These are tough times for global policy making around sustainability. The rise of nationalism is challenging cooperation. Social media is changing how politics works. Inequality and poverty are causing real anger and soaking up political capital.
Even five years ago it was considered sensible to base policy on evidence. Now we’re told, “we don’t need experts”.
Despite this, of course, the experts are still quietly working hard to develop evidence-based policy. Trying to avoid bias and inviting alternative opinions to help drive towards the truth.
In the world of sustainability, such experts sometimes seem to be presenting into a vacuum. This is a scandal and a real problem. The drumbeat of their message is growing and becoming increasingly alarming.
Over the short term the fund’s performance has continued to gyrate along with the market around news-flow on US – China trade negotiations. Meanwhile, in May, a troubling new piece of analysis was published. The Intergovernmental Science-Policy Platform on Biodiversity and Ecosystem Services (IPBES) published the Global Assessment Report on Biodiversity and Ecosystem Services. That sentence alone has enough jargon in it to make a populist politician’s eyes glaze over. But this is an important report.
The IPBES is an offshoot of the United Nations. It is a network of experts, boffins and scientists. In its own words, it is “the intergovernmental body which assesses the state of biodiversity”. There is no more authoritative body on the topic.
145 expert authors from 50 countries put the report together over three years. They analysed biodiversity changes over the past five decades. The message was straightforward. The first line of the media release reads as follows:
“Nature is declining globally at rates unprecedented in human history – and the rate of species extinctions is accelerating, with grave impacts on people around the world…”
Five key mechanisms are creating this problem. They are, in descending order: 1) changes in land and sea use; 2) direct exploitation of organisms; 3) climate change; 4) pollution and 5) invasive alien species. All require long-term multilateral policy responses. This will be a challenge in the current political climate.
WHEB has always been interested in biodiversity. It holds the key to much of why the natural world is so precious. We are very keen to invest in its protection. We already do, to some extent.
Any of our investments which reduce emissions also tangentially protect biodiversity, as suggested by the third heading above. And we have several companies which help combat pollution, such as China Everbright International. But we also have a few more direct examples in the portfolio.
DSM, in our Wellbeing theme, has a joint venture with the German speciality chemicals company Evonik called Veramaris. Veramaris is developing an algae-based feedstock for farmed fish. Farmed fish are currently fed largely on captured wild fish, so Veramaris will reduce the take from the oceans. Staying in the ocean, Ecolab, in our Environmental Services theme, has several products which treat ballast water.
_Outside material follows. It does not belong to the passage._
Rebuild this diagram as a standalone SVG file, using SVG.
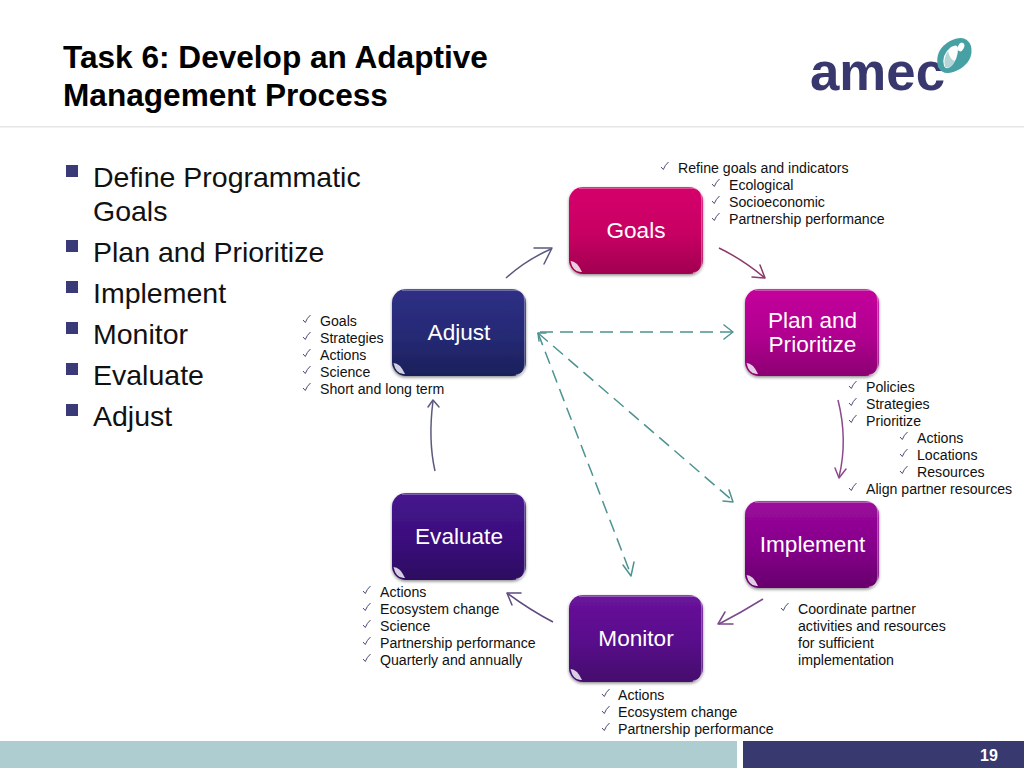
<svg xmlns="http://www.w3.org/2000/svg" xmlns:xlink="http://www.w3.org/1999/xlink" width="1024" height="768" viewBox="0 0 1024 768">
<style>
text{font-family:"Liberation Sans",Arial,sans-serif;fill:#111}
.t{font-size:31.6px;font-weight:bold;fill:#000}
.b{font-size:28.5px;fill:#111}
.s{font-size:14.15px}
.n{font-size:22.6px;fill:#fff;text-anchor:middle}
.ck{fill:none;stroke:#4a4a78;stroke-width:1}
.sq{fill:#3a3a78}
.c{fill:none;stroke-width:1.5}
.d{fill:none;stroke:#4d9391;stroke-width:1.5;stroke-dasharray:13 7}
.ah{fill:none;stroke-width:1.5;stroke-linecap:round;stroke-linejoin:round}
.edge{fill:none;stroke:#fff;stroke-opacity:.4;stroke-width:1.2}
</style>
<defs>
<linearGradient id="g1" x1="0" y1="0" x2="0" y2="1"><stop offset="0" stop-color="#d6006c"/><stop offset=".55" stop-color="#c70063"/><stop offset="1" stop-color="#a0004f"/></linearGradient>
<linearGradient id="g2" x1="0" y1="0" x2="0" y2="1"><stop offset="0" stop-color="#c4059c"/><stop offset=".55" stop-color="#b00090"/><stop offset="1" stop-color="#8c0072"/></linearGradient>
<linearGradient id="g3" x1="0" y1="0" x2="0" y2="1"><stop offset="0" stop-color="#9b0a9c"/><stop offset=".55" stop-color="#85008a"/><stop offset="1" stop-color="#67006c"/></linearGradient>
<linearGradient id="g4" x1="0" y1="0" x2="0" y2="1"><stop offset="0" stop-color="#6a139c"/><stop offset=".55" stop-color="#580c8a"/><stop offset="1" stop-color="#44086c"/></linearGradient>
<linearGradient id="g5" x1="0" y1="0" x2="0" y2="1"><stop offset="0" stop-color="#46158e"/><stop offset=".55" stop-color="#3a0f7c"/><stop offset="1" stop-color="#2c0a60"/></linearGradient>
<linearGradient id="g6" x1="0" y1="0" x2="0" y2="1"><stop offset="0" stop-color="#2f2f86"/><stop offset=".55" stop-color="#252a74"/><stop offset="1" stop-color="#1b1f5a"/></linearGradient>
<filter id="sh" x="-10%" y="-10%" width="120%" height="125%"><feDropShadow dx="0" dy="1.5" stdDeviation="1.5" flood-color="#000" flood-opacity=".45"/></filter>
<symbol id="ck" viewBox="0 0 12 12" width="12" height="12" overflow="visible"><path class="ck" d="M2 7 L4.300 9.500 Q6 5 9.500 2"/></symbol>
<g id="box"><rect width="134" height="87" rx="14" ry="14" filter="url(#sh)"/></g>
<g id="gloss"><path d="M1.500 74 Q8 74 13 85 Q4 86 1.500 74Z" fill="#fff" fill-opacity=".8"/><path class="edge" d="M10 1.200 H124 Q132.800 1.200 132.800 12 V75 Q132.800 85.800 124 85.800"/></g>
</defs>

<g id="header">
<rect x="0" y="126" width="1024" height="1.5" fill="#e6e6e6"/>
<text class="t" x="63" y="68">Task 6: Develop an Adaptive</text>
<text class="t" x="63" y="106">Management Process</text>
</g>

<g id="logo">
<text x="810" y="90" font-size="54" font-weight="bold" textLength="135" lengthAdjust="spacingAndGlyphs" style="fill:#38386f">amec</text>
<path d="M938 67 Q934 50 950 41 Q966 33 971 46 Q974 60 960 69 Q944 78 938 67Z" fill="#46a0a4"/>
<path d="M944 66 Q941 55 951 47 Q958 43 958 49 Q958 60 950 67 Q946 70 944 66Z" fill="#fff"/>
<path d="M945 67 Q943 58 948 51 Q950 60 955 61 Q951 70 945 67Z" fill="#b5d6d8"/>
<ellipse cx="961" cy="47" rx="3" ry="4.500" transform="rotate(25 961 47)" fill="#fff"/>
</g>

<g id="bullets">
<rect class="sq" x="66" y="165" width="12" height="12"/><text class="b" x="93" y="187">Define Programmatic</text><text class="b" x="93" y="221">Goals</text>
<rect class="sq" x="66" y="240" width="12" height="12"/><text class="b" x="93" y="262">Plan and Prioritize</text>
<rect class="sq" x="66" y="281" width="12" height="12"/><text class="b" x="93" y="303">Implement</text>
<rect class="sq" x="66" y="322" width="12" height="12"/><text class="b" x="93" y="344">Monitor</text>
<rect class="sq" x="66" y="363" width="12" height="12"/><text class="b" x="93" y="385">Evaluate</text>
<rect class="sq" x="66" y="404" width="12" height="12"/><text class="b" x="93" y="426">Adjust</text>
</g>

<g id="connectors">
<path class="c" stroke="#5a5a80" d="M506 278 Q526 260 551 249"/>
<path class="ah" stroke="#5a5a80" d="M534 248 L552 248 L544 264"/>
<path class="c" stroke="#8c3a6a" d="M719 248 Q742 259 765 278"/>
<path class="ah" stroke="#8c3a6a" d="M752 277 L765 278 L760 265"/>
<path class="c" stroke="#8c4a8c" d="M838 400 Q848 440 839 477"/>
<path class="ah" stroke="#8c4a8c" d="M835 468 L839 478 L846 469"/>
<path class="c" stroke="#7a4a8c" d="M763 599 Q742 612 719 624"/>
<path class="ah" stroke="#7a4a8c" d="M725 612 L718 624 L733 624"/>
<path class="c" stroke="#5f4a80" d="M553 622 Q530 610 507 593"/>
<path class="ah" stroke="#5f4a80" d="M521 593 L507 593 L512 605"/>
<path class="c" stroke="#5a5a80" d="M435 471 Q428 440 433 401"/>
<path class="ah" stroke="#5a5a80" d="M428 407 L433 400 L439 407"/>
<path class="d" d="M540 332 H733"/>
<path class="ah" stroke="#4d9391" d="M724 325 L733 332 L724 339"/>
<path class="d" d="M538 333 L733 501"/>
<path class="ah" stroke="#4d9391" d="M723 501 L733 502 L729 490"/>
<path class="d" d="M538 333 L631 575"/>
<path class="ah" stroke="#4d9391" d="M623 565 L631 576 L634 562"/>
<path class="ah" stroke="#4d9391" d="M539 341 L538 333 L546 333"/>
</g>

<g id="node-goals"><use href="#box" x="569" y="187" fill="url(#g1)"/><use href="#gloss" x="569" y="187"/><text class="n" x="636" y="238">Goals</text></g>
<g id="node-plan"><use href="#box" x="745" y="289" fill="url(#g2)"/><use href="#gloss" x="745" y="289"/><text class="n" x="812.500" y="328">Plan and</text><text class="n" x="812.500" y="352">Prioritize</text></g>
<g id="node-implement"><use href="#box" x="745" y="501" fill="url(#g3)"/><use href="#gloss" x="745" y="501"/><text class="n" x="812.500" y="552">Implement</text></g>
<g id="node-monitor"><use href="#box" x="569" y="595" fill="url(#g4)"/><use href="#gloss" x="569" y="595"/><text class="n" x="636" y="646">Monitor</text></g>
<g id="node-evaluate"><use href="#box" x="392" y="493" fill="url(#g5)"/><use href="#gloss" x="392" y="493"/><text class="n" x="459" y="544">Evaluate</text></g>
<g id="node-adjust"><use href="#box" x="392" y="289" fill="url(#g6)"/><use href="#gloss" x="392" y="289"/><text class="n" x="459" y="340">Adjust</text></g>

<g id="notes-goals">
<use href="#ck" x="659" y="160"/><text class="s" x="678" y="173">Refine goals and indicators</text>
<use href="#ck" x="710" y="177"/><text class="s" x="729" y="190">Ecological</text>
<use href="#ck" x="710" y="194"/><text class="s" x="729" y="207">Socioeconomic</text>
<use href="#ck" x="710" y="211"/><text class="s" x="729" y="224">Partnership performance</text>
</g>
<g id="notes-adjust">
<use href="#ck" x="301" y="313"/><text class="s" x="320" y="326">Goals</text>
<use href="#ck" x="301" y="330"/><text class="s" x="320" y="343">Strategies</text>
<use href="#ck" x="301" y="347"/><text class="s" x="320" y="360">Actions</text>
<use href="#ck" x="301" y="364"/><text class="s" x="320" y="377">Science</text>
<use href="#ck" x="301" y="381"/><text class="s" x="320" y="394">Short and long term</text>
</g>
<g id="notes-plan">
<use href="#ck" x="847" y="379"/><text class="s" x="866" y="392">Policies</text>
<use href="#ck" x="847" y="396"/><text class="s" x="866" y="409">Strategies</text>
<use href="#ck" x="847" y="413"/><text class="s" x="866" y="426">Prioritize</text>
<use href="#ck" x="898" y="430"/><text class="s" x="917" y="443">Actions</text>
<use href="#ck" x="898" y="447"/><text class="s" x="917" y="460">Locations</text>
<use href="#ck" x="898" y="464"/><text class="s" x="917" y="477">Resources</text>
<use href="#ck" x="847" y="481"/><text class="s" x="866" y="494">Align partner resources</text>
</g>
<g id="notes-implement">
<use href="#ck" x="779" y="601"/><text class="s" x="798" y="614">Coordinate partner</text>
<text class="s" x="798" y="631">activities and resources</text>
<text class="s" x="798" y="648">for sufficient</text>
<text class="s" x="798" y="665">implementation</text>
</g>
<g id="notes-monitor">
<use href="#ck" x="600" y="687"/><text class="s" x="618" y="700">Actions</text>
<use href="#ck" x="600" y="704"/><text class="s" x="618" y="717">Ecosystem change</text>
<use href="#ck" x="600" y="721"/><text class="s" x="618" y="734">Partnership performance</text>
</g>
<g id="notes-evaluate">
<use href="#ck" x="361" y="584"/><text class="s" x="380" y="597">Actions</text>
<use href="#ck" x="361" y="601"/><text class="s" x="380" y="614">Ecosystem change</text>
<use href="#ck" x="361" y="618"/><text class="s" x="380" y="631">Science</text>
<use href="#ck" x="361" y="635"/><text class="s" x="380" y="648">Partnership performance</text>
<use href="#ck" x="361" y="652"/><text class="s" x="380" y="665">Quarterly and annually</text>
</g>

<g id="footer">
<rect x="0" y="741" width="737" height="27" fill="#aecdd0"/>
<rect x="743" y="741" width="281" height="27" fill="#37396f"/>
<text x="980" y="761" font-size="16" font-weight="bold" style="fill:#fff">19</text>
</g>
</svg>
The ballast water of large ships is a key route by which invasive alien species spread around the globe.
The other direct exposure to biodiversity is through our holding in Smurfit Kappa. 75% of the company’s raw material is recycled cardboard, but cardboard is not recyclable indefinitely. The company owns timber lands to supplement recycled fibre with virgin fibre and over 90% is certified to a recognised sustainability standard. A further 22,000 hectares of natural forest is conserved by the company.
We also invest in several companies which help monitor biodiversity. Intertek, in our Safety theme, inspects physical locations as well as goods in transit, that check for biodiversity impacts. Several of our companies, including Agilent and Horiba, produce the tools to do that testing.
Overall though, investment opportunities that help improve biodiversity are limited. Our nine major themes have been in place since 2012, but we are often asked whether we would add any others. Biodiversity is often discussed, but currently we don’t think there are enough biodiversity-facing listed companies. Certainly not enough that meet our size and liquidity requirements.
Hopefully this situation won’t last much longer. Clever companies often move before markets. Whilst policymakers ignore experts, the private sector often listens. And with ecosystems services in increasingly short supply, the opportunities will only grow.